Now, new global research shows the virus is even more dangerous than first realised because it destroys immunity to other diseases.
The findings from studies by Britain's Wellcome Sanger Institute, Cambridge University and the Howard Hughes Medical Institute in the US, help to explain why children often catch other infectious diseases after having measles.
Measles reset the human immune system back to an immature state, said the director of Auckland's Immunisation Advisory Centre, Nikki Turner.
"The ongoing damage it does to our immune system so not only are we likely infection of measles but then we can have consequent infections such as pneumonia, gastro-enteritis, diarrhoea illnesses, all of these put children at higher risk of being very ill and, as unfortunately and tragically we've seen in Samoa, of dying," she said.
She said the suspected measles cases in Samoa could be the tip of the iceberg.
"I suspect in Samoa that there's actually a very large amount of measles, possibly more than is being counted currently by authorities, because they are having a very high rate of hospitalisation and death."
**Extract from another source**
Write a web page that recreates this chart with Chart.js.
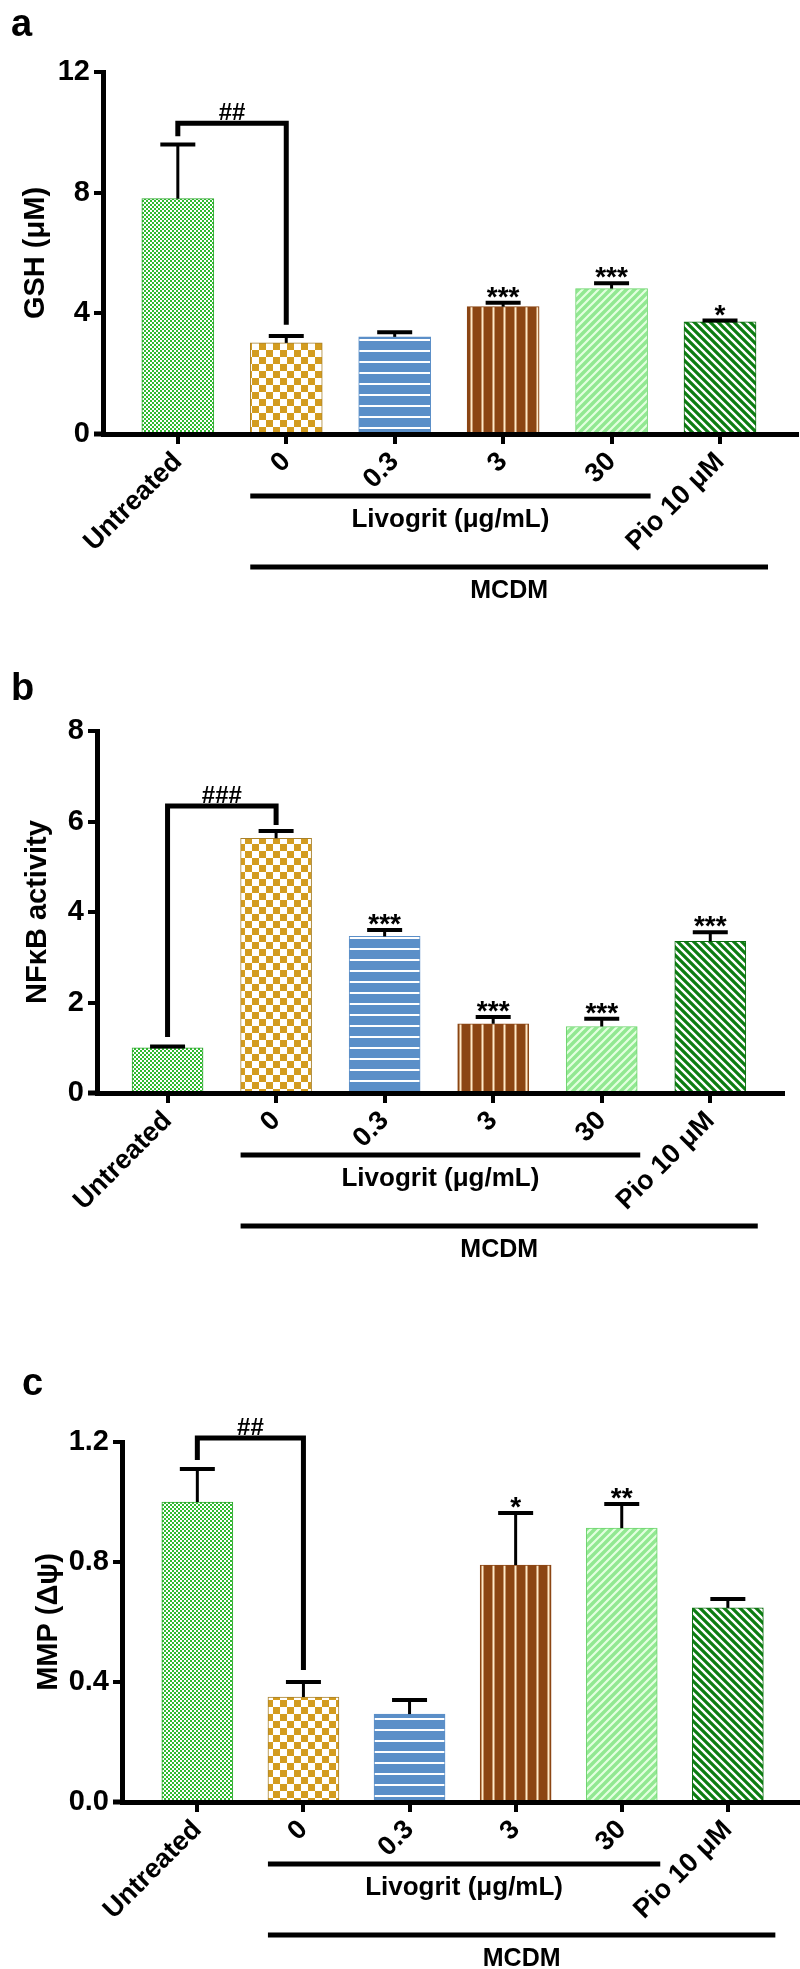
<!DOCTYPE html>
<html><head><meta charset="utf-8">
<script src="https://cdn.jsdelivr.net/npm/chart.js@4.4.1/dist/chart.umd.min.js"></script>
<style>
html,body{margin:0;padding:0;background:#fff;}
body{width:800px;height:1969px;position:relative;overflow:hidden;}
canvas{position:absolute;left:0;}
</style></head><body>
<canvas id="ca" width="800" height="620" style="top:0px"></canvas>
<canvas id="cb" width="800" height="660" style="top:620px"></canvas>
<canvas id="cc" width="800" height="689" style="top:1280px"></canvas>
<script>
// ---------------- data ----------------
const categories = ["Untreated", "0", "0.3", "3", "30", "Pio 10 μM"];

const gshMean  = [7.8, 3.02, 3.22, 4.22, 4.82, 3.72];
const gshErr   = [1.8, 0.23, 0.15, 0.13, 0.18, 0.04];
const gshStars = ["", "", "", "***", "***", "*"];
const gshTicks = [0, 4, 8, 12];
const gshTickLabels = ["0", "4", "8", "12"];
const gshBracket = [10.3, 9.87, 3.62];   // top, left-leg bottom, right-leg bottom
const gshBracketLabel = "##";

const nfkbMean  = [1.0, 5.63, 3.46, 1.53, 1.47, 3.35];
const nfkbErr   = [0.03, 0.16, 0.14, 0.15, 0.17, 0.2];
const nfkbStars = ["", "", "***", "***", "***", "***"];
const nfkbTicks = [0, 2, 4, 6, 8];
const nfkbTickLabels = ["0", "2", "4", "6", "8"];
const nfkbBracket = [6.34, 1.24, 5.92];
const nfkbBracketLabel = "###";

const mmpMean  = [1.0, 0.35, 0.293, 0.79, 0.913, 0.647];
const mmpErr   = [0.11, 0.05, 0.047, 0.173, 0.08, 0.03];
const mmpStars = ["", "", "", "*", "**", ""];
const mmpTicks = [0, 0.4, 0.8, 1.2];
const mmpTickLabels = ["0.0", "0.4", "0.8", "1.2"];
const mmpBracket = [1.213, 1.14, 0.44];
const mmpBracketLabel = "##";

const groupNames = ["Livogrit (μg/mL)", "MCDM"];
const groupFrom  = [1, 1];
const groupTo    = [4, 5];

// ---------------- styling ----------------
const FONT = '"Liberation Sans", Arial, Helvetica, sans-serif';
Chart.defaults.font.family = FONT;

function tile(w, h, draw) {
  const c = document.createElement('canvas'); c.width = w; c.height = h;
  const g = c.getContext('2d'); draw(g, w, h);
  return g.createPattern(c, 'repeat');
}
function checker(size, a, b) {
  return tile(size * 2, size * 2, (g) => {
    g.fillStyle = b; g.fillRect(0, 0, size * 2, size * 2);
    g.fillStyle = a; g.fillRect(0, 0, size, size); g.fillRect(size, size, size, size);
  });
}
function diag(s, bg, fg, lw, up) {
  return tile(s, s, (g) => {
    g.fillStyle = bg; g.fillRect(0, 0, s, s);
    g.strokeStyle = fg; g.lineWidth = lw; g.beginPath();
    if (up) { g.moveTo(-1, s + 1); g.lineTo(s + 1, -1); g.moveTo(-1 - s, s + 1); g.lineTo(1, -1); g.moveTo(s - 1, s + 1); g.lineTo(2 * s + 1, -1); }
    else { g.moveTo(-1, -1); g.lineTo(s + 1, s + 1); g.moveTo(-1 - s, -1); g.lineTo(1, s + 1); g.moveTo(s - 1, -1); g.lineTo(2 * s + 1, s + 1); }
    g.stroke();
  });
}
const patterns = [
  checker(2, '#ffffff', '#30bb30'),
  checker(7, '#d39c1f', '#ffffff'),
  tile(8, 11, (g) => { g.fillStyle = '#5b8fc8'; g.fillRect(0, 0, 8, 11); g.fillStyle = '#ffffff'; g.fillRect(0, 9, 8, 2); }),
  tile(11, 8, (g) => { g.fillStyle = '#8b4513'; g.fillRect(0, 0, 11, 8); g.fillStyle = '#ffe9c8'; g.fillRect(8.5, 0, 2, 8); }),
  diag(8, '#92e892', '#e4ffe0', 2.2, true),
  diag(8, '#0d7d12', '#ffffff', 2.4, false)
];
const borders = ['#2ea82e', '#a8802a', '#5b8fc8', '#8b4513', '#6cd46c', '#0b6e0f'];

function line(ctx, x1, y1, x2, y2) { ctx.beginPath(); ctx.moveTo(x1, y1); ctx.lineTo(x2, y2); ctx.stroke(); }

function annotPlugin(cfg) {
  return {
    id: 'annot',
    afterDraw(chart) {
      const ctx = chart.ctx, xs = chart.scales.x, ys = chart.scales.y;
      const area = chart.chartArea;
      ctx.save();
      ctx.strokeStyle = '#000'; ctx.fillStyle = '#000'; ctx.lineCap = 'butt';
      // x axis extension to the left of the y axis
      ctx.lineWidth = 5; line(ctx, area.left - 9, area.bottom, area.left, area.bottom);
      // error bars + stars
      cfg.mean.forEach((m, i) => {
        const x = xs.getPixelForValue(i);
        const y0 = ys.getPixelForValue(m), y1 = ys.getPixelForValue(m + cfg.err[i]);
        ctx.lineWidth = 3; line(ctx, x, y0, x, y1);
        ctx.lineWidth = 4; line(ctx, x - 17.5, y1, x + 17.5, y1);
        if (cfg.stars[i]) {
          ctx.font = 'bold 28px ' + FONT; ctx.textAlign = 'center'; ctx.textBaseline = 'alphabetic';
          ctx.fillText(cfg.stars[i], x, y1 + 3);
        }
      });
      // bracket
      const xl = xs.getPixelForValue(0), xr = xs.getPixelForValue(1);
      const yt = ys.getPixelForValue(cfg.bracket[0]);
      ctx.lineWidth = 5; ctx.lineJoin = 'miter';
      ctx.beginPath();
      ctx.moveTo(xl, ys.getPixelForValue(cfg.bracket[1]));
      ctx.lineTo(xl, yt); ctx.lineTo(xr, yt);
      ctx.lineTo(xr, ys.getPixelForValue(cfg.bracket[2]));
      ctx.stroke();
      ctx.font = 'bold 24px ' + FONT; ctx.textAlign = 'center'; ctx.textBaseline = 'alphabetic';
      ctx.fillText(cfg.bracketLabel, (xl + xr) / 2, yt - 3);
      // group lines
      const half = cfg.barW / 2;
      groupNames.forEach((name, g) => {
        const y = area.bottom + (g === 0 ? 62 : 133);
        const xa = xs.getPixelForValue(groupFrom[g]) - half;
        const xb = xs.getPixelForValue(groupTo[g]) + half + (g === 0 ? 3 : 12);
        ctx.lineWidth = 5; line(ctx, xa, y, xb, y);
        ctx.font = 'bold ' + (g === 0 ? 26 : 25) + 'px ' + FONT; ctx.textAlign = 'center'; ctx.textBaseline = 'middle';
        ctx.fillText(name, (xa + xb) / 2, y + 24);
      });
      // panel letter
      ctx.font = 'bold 38px ' + FONT; ctx.textAlign = 'left'; ctx.textBaseline = 'alphabetic';
      ctx.fillText(cfg.letter, cfg.letterX, cfg.letterY);
      ctx.restore();
    }
  };
}

function makeChart(id, cfg) {
  const axisFont = { family: FONT, size: 29, weight: 'bold' };
  new Chart(document.getElementById(id), {
    type: 'bar',
    data: {
      datasets: [{
        data: cfg.mean.map((v, i) => ({ x: i, y: v })),
        backgroundColor: patterns, borderColor: borders, borderWidth: 1,
        barThickness: cfg.barW, borderSkipped: 'bottom'
      }]
    },
    options: {
      responsive: false, animation: false, devicePixelRatio: 1,
      layout: { padding: { left: 0, top: cfg.padTop, right: cfg.padRight, bottom: 0 } },
      plugins: { legend: { display: false }, tooltip: { enabled: false } },
      scales: {
        x: {
          type: 'linear', offset: false, min: cfg.xmin, max: cfg.xmax, z: 1,
          afterBuildTicks: (s) => { s.ticks = categories.map((c, i) => ({ value: i })); },
          afterFit: (s) => { s.height = cfg.xH; },
          grid: { offset: false, drawOnChartArea: false, drawTicks: true, tickLength: 10, lineWidth: 4, color: '#000' },
          border: { display: true, width: 5, color: '#000' },
          ticks: {
            autoSkip: false, minRotation: 45, maxRotation: 45, padding: 2, color: '#000',
            font: { family: FONT, size: 27, weight: 'bold' },
            callback: (v, i) => categories[i]
          }
        },
        y: {
          min: 0, max: cfg.ticks[cfg.ticks.length - 1], z: 1,
          afterBuildTicks: (s) => { s.ticks = cfg.ticks.map((v) => ({ value: v })); },
          afterFit: (s) => { s.width = cfg.yW; },
          grid: { drawOnChartArea: false, drawTicks: true, tickLength: 9, lineWidth: 4, color: '#000' },
          border: { display: true, width: 5, color: '#000' },
          ticks: { padding: 4, color: '#000', font: axisFont, callback: (v, i) => cfg.tickLabels[i] },
          title: { display: true, text: cfg.title, color: '#000', font: axisFont, padding: { top: cfg.titlePad, bottom: 0 } }
        }
      }
    },
    plugins: [annotPlugin(cfg)]
  });
}

makeChart('ca', {
  mean: gshMean, err: gshErr, stars: gshStars, ticks: gshTicks, tickLabels: gshTickLabels,
  bracket: gshBracket, bracketLabel: gshBracketLabel, title: 'GSH (μM)',
  padTop: 72, padRight: 3, yW: 103, xH: 186, xmin: -0.69, xmax: 5.71, barW: 72, titlePad: 19,
  letter: 'a', letterX: 11, letterY: 36
});
makeChart('cb', {
  mean: nfkbMean, err: nfkbErr, stars: nfkbStars, ticks: nfkbTicks, tickLabels: nfkbTickLabels,
  bracket: nfkbBracket, bracketLabel: nfkbBracketLabel, title: 'NFκB activity',
  padTop: 111, padRight: 17, yW: 97, xH: 187, xmin: -0.65, xmax: 5.67, barW: 71, titlePad: 21,
  letter: 'b', letterX: 11, letterY: 80
});
makeChart('cc', {
  mean: mmpMean, err: mmpErr, stars: mmpStars, ticks: mmpTicks, tickLabels: mmpTickLabels,
  bracket: mmpBracket, bracketLabel: mmpBracketLabel, title: 'MMP (Δψ)',
  padTop: 162, padRight: 0, yW: 122, xH: 167, xmin: -0.71, xmax: 5.68, barW: 71, titlePad: 32,
  letter: 'c', letterX: 22, letterY: 115
});
</script>
</body></html>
In Samoa, vaccines are being delivered daily to some clinics on Savaii because there is no cold storage facility available.
About 400 people a day are getting MMR shots in response to a surge in the virus but securing supplies and ensuring the necessary cold chain conditions is a challenge.
Immunisation clinics are running 12 hour days with some having to go beyond the 8pm close just to meet demand and use the vaccine while it is still active in a nation where 30°C is the daily average temperature.
A shortage of cold storage space for vaccines on Savaii means daily inter-island deliveries of boxes of vaccine from Apia during the current measles outbreak.
The Ministry of Health is looking to set up a measles clinic in downtown Apia which would mean easier access for more people with current immunisation hub run from the hilly hospital site.
Effective vaccine storage and transport keeping the measles vaccine within a specific cool temperature band so that it retains its power to immunise is a key goal according to WHO and UNICEF.
Some district hospitals have told local media they are worried there may not be enough vaccines available to fully protect their communities.